Iranian law requires women to cover their head and neck in public.
In what can be termed a peculiar directive, the court has ordered Bayegan to visit a psychological centre every week "to treat the mental disorder of having an anti-family personality" and "to submit a health certificate after her treatment."
Fars news agency added that the verdict also bans the actress from using social media and leaving the Islamic Republic for two years.
The 61-year-old actress had appeared at a movie ceremony without wearing a headscarf and then shared photos on social media.
After the 1979 Islamic revolution, wearing a hijab has been compulsory for all women in Iran.
Bayegan had also expressed support for last year's protests triggered by the death in police custody of 22-year-old Iranian Kurd Mahsa Amini, who had been arrested in September for allegedly violating the strict dress code.

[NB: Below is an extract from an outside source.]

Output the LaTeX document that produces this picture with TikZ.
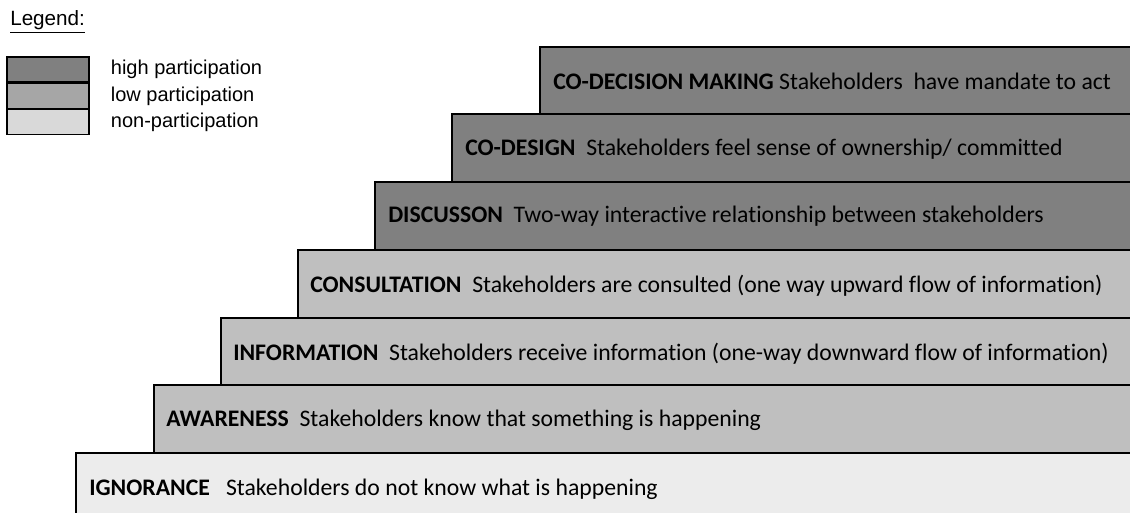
\documentclass[tikz,border=0pt]{standalone}
\usepackage{fontspec}
\setmainfont{Carlito}[Ligatures=NoCommon]
\newfontfamily\legendfont{Liberation Sans}
\usetikzlibrary{positioning}
\definecolor{highpart}{gray}{0.50}
\definecolor{lowpart}{gray}{0.75}
\definecolor{nonpart}{gray}{0.925}
\definecolor{keylow}{gray}{0.65}
\definecolor{keynon}{gray}{0.85}
\tikzset{stepbox/.style = {draw=black, line width=2pt},
         steptext/.style = {anchor=base west, inner sep=0pt,
                            font=\fontsize{17.8}{21}\selectfont},
         keybox/.style = {draw=black, line width=1pt, inner sep=0pt,
                          minimum width=61.5pt, minimum height=18.75pt},
         keytext/.style = {inner sep=0pt, font=\legendfont\fontsize{15}{17}\selectfont}}

\begin{document}
\begin{tikzpicture}[x=0.75pt, y=-0.75pt]
  \useasboundingbox (0,0) rectangle (1130,513);
  \clip (0,0) rectangle (1130,513);

  % steps of the ladder, top one first
  \foreach \sx/\stop/\sbot/\scol in {540/47/114/highpart, 452/114/182/highpart,
                                     375/182/250/highpart, 298/250/318/lowpart,
                                     221/318/385/lowpart, 154/385/453/lowpart,
                                     76/453/530/nonpart}
    \draw [stepbox, fill=\scol] (\sx,\stop) rectangle (1145,\sbot);

  \node [steptext] (codecision) at (553,90) {\textbf{CO-DECISION MAKING} Stakeholders\ \ have mandate to act};
  \node [steptext] (codesign) at (465,156) {\textbf{CO-DESIGN}\ \ Stakeholders feel sense of ownership/ committed};
  \node [steptext] (discussion) at (388,223) {\textbf{DISCUSSON}\ \ Two-way interactive relationship between stakeholders};
  \node [steptext] (consultation) at (310,292) {\textbf{CONSULTATION}\ \ Stakeholders are consulted (one way upward flow of information)};
  \node [steptext] (information) at (233,360) {\textbf{INFORMATION}\ \ Stakeholders receive information (one-way downward flow of information)};
  \node [steptext] (awareness) at (166,426) {\textbf{AWARENESS}\ \ Stakeholders know that something is happening};
  \node [steptext] (ignorance) at (89,495) {\textbf{IGNORANCE}\ \ \ Stakeholders do not know what is happening};

  % legend
  \node [keytext, anchor=base west, font=\legendfont\fontsize{15.5}{17}\selectfont] (legend) at (10,26) {\underline{Legend:}};
  \node [keybox, fill=highpart] (keyhigh) at (48,69.5) {};
  \node [keybox, fill=keylow, below=0pt of keyhigh] (keylow) {};
  \node [keybox, fill=keynon, below=0pt of keylow] (keynon) {};
  \node [keytext, right=15.75pt of keyhigh] {high participation};
  \node [keytext, right=15.75pt of keylow] {low participation};
  \node [keytext, right=15.75pt of keynon] {non-participation};
\end{tikzpicture}
\end{document}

Bayegan rose to prominence after the 1979 revolution and is best known for her role in "Sarbedaran", a television series about Iran's resistance to Mongol invasion in the 14th century.
Police patrols increased
Since the Mahsa Amini protests, women in Iran have increasingly flouted the dress code. State media said on Sunday that there were increased police patrols on the street which were aimed at catching those ignoring the law.
The authorities in Iran are clamping down pn dissent as the anniversary of Mahsa Amini's death approaches apparently to prevent revival of protests that had rocked the counry last year.
Reuters has reported that Journalists, lawyers, activists, human rights advocates and students have been arrested summoned or faced other measures in a campaign that one activist described as "instilling fear and intimidation".
Senior officials are now defending theh new crackdown claiming that it is necessary to maintain stability.
Last year, when the protests were at their peak, Iranian authority responded by cracking down on protests.
A senior former Iranian official said the authorities should not ignore realities on the ground this time round.
"People are still angry over Amini's death and they are frustrated because of their daily struggle to bring food to their tables," the former official said who Reuters said asked not to be identified.
"These wrong decisions may have painful consequences for the establishment. People cannot take more pressure. If it continues, we will witness street protests again."